Goal
In the entries below, count every line with the string "this". State the count and nothing else.

Dataset records
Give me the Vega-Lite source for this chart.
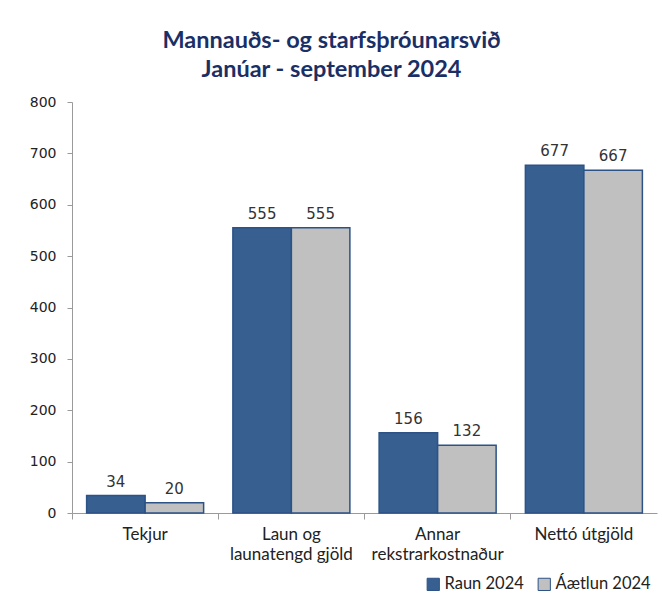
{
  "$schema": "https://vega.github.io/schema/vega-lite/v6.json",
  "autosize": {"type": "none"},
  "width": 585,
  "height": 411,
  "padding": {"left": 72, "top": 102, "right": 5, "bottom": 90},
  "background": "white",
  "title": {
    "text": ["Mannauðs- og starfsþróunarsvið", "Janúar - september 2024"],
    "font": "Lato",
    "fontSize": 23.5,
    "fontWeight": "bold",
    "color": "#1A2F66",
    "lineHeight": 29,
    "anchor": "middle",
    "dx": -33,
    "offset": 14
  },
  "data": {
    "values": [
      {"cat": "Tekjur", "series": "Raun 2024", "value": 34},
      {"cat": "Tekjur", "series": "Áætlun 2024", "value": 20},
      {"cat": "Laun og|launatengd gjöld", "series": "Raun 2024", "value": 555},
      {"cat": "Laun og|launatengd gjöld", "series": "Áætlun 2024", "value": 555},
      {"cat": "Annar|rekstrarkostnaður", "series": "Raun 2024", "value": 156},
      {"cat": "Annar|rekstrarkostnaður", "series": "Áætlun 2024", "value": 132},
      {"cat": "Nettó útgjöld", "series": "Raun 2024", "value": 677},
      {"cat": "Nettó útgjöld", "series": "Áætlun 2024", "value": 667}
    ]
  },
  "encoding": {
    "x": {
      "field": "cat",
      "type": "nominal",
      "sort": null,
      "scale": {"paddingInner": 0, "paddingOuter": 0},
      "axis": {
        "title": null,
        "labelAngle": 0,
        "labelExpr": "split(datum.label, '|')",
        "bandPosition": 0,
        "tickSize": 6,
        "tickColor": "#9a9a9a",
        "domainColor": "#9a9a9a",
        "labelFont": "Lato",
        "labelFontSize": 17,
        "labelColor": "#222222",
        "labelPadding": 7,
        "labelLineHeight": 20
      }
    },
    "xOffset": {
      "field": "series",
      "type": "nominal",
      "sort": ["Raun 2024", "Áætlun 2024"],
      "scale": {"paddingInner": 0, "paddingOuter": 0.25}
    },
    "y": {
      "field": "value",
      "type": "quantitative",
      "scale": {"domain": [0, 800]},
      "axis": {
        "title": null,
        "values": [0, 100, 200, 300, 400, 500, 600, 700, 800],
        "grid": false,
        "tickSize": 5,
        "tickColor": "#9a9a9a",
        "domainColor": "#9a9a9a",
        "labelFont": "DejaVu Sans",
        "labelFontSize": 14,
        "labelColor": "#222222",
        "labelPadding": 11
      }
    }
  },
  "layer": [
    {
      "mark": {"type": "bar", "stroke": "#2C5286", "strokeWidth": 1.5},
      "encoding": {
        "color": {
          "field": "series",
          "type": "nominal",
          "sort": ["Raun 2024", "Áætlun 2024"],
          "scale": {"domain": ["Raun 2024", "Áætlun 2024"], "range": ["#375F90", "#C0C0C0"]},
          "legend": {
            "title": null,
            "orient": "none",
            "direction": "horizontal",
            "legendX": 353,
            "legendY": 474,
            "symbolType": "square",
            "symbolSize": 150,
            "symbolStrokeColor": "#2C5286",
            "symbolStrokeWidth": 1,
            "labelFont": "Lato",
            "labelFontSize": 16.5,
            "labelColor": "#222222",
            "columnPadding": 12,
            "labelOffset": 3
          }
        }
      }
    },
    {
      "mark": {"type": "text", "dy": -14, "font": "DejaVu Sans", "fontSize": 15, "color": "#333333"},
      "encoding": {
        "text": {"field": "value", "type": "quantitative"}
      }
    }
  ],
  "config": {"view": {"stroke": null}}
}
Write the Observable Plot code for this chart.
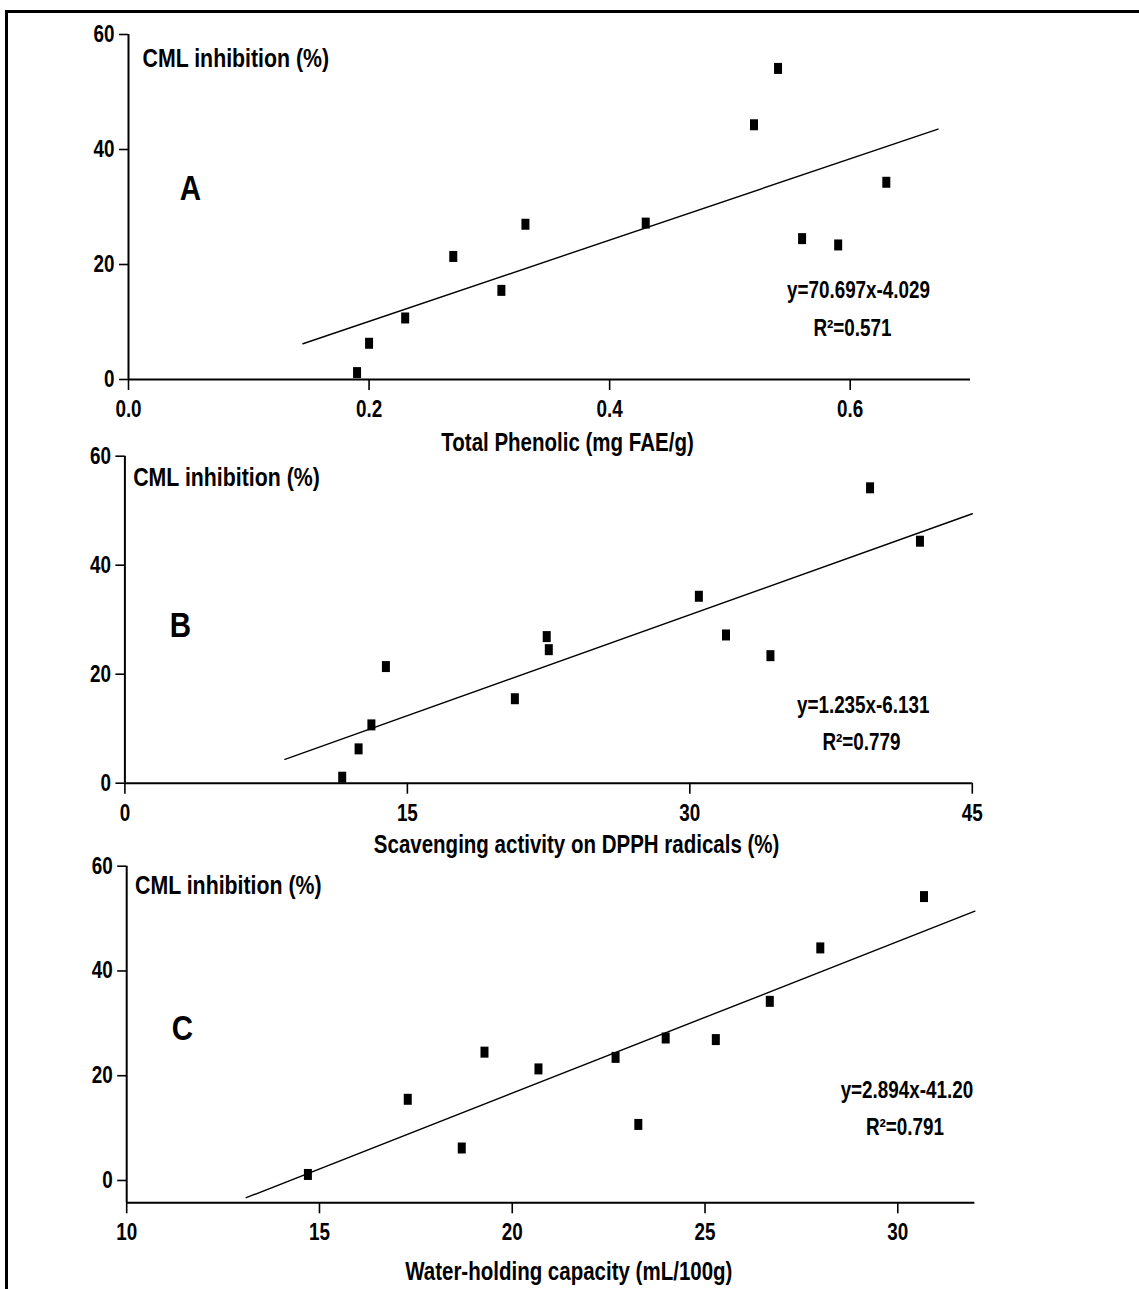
...
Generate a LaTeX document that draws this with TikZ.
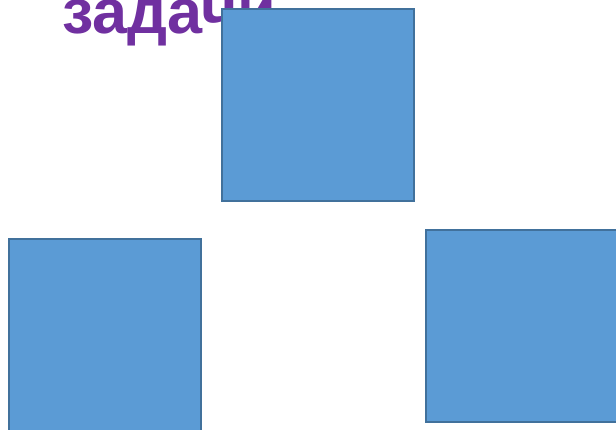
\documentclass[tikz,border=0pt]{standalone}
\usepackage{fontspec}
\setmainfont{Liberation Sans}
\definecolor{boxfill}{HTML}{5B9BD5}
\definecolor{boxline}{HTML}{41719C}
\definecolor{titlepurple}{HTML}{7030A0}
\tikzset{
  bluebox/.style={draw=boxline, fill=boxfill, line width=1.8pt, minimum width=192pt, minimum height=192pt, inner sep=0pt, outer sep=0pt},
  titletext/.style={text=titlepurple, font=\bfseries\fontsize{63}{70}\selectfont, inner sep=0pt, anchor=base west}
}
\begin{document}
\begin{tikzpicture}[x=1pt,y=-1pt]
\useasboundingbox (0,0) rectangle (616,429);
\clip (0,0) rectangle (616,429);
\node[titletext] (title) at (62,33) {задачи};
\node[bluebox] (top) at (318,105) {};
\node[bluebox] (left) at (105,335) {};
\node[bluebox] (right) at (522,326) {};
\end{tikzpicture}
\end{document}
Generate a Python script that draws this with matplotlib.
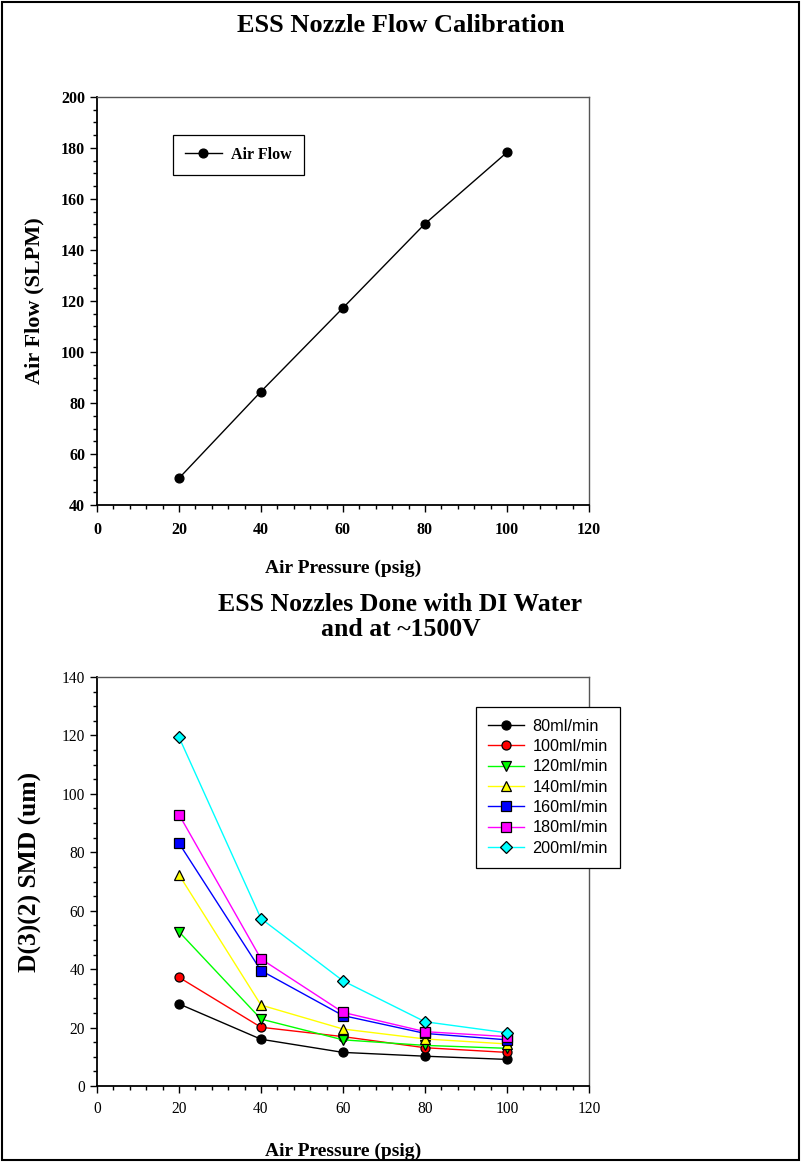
* * *
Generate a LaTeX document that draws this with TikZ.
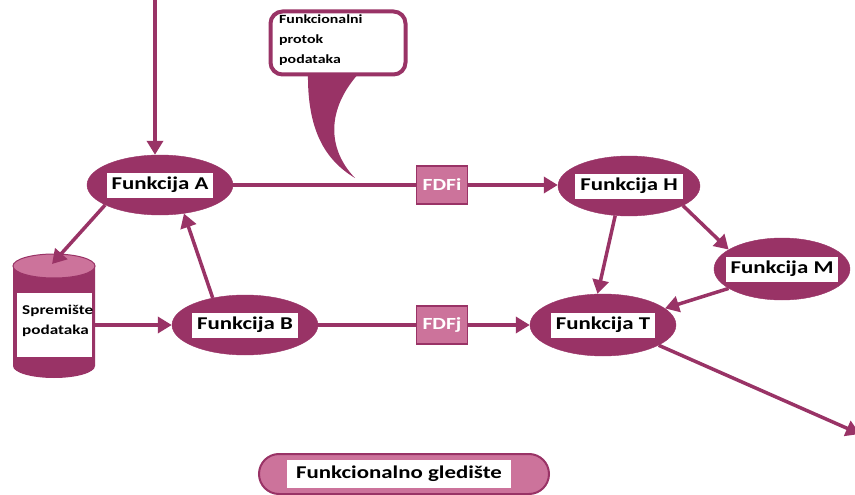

Final result
5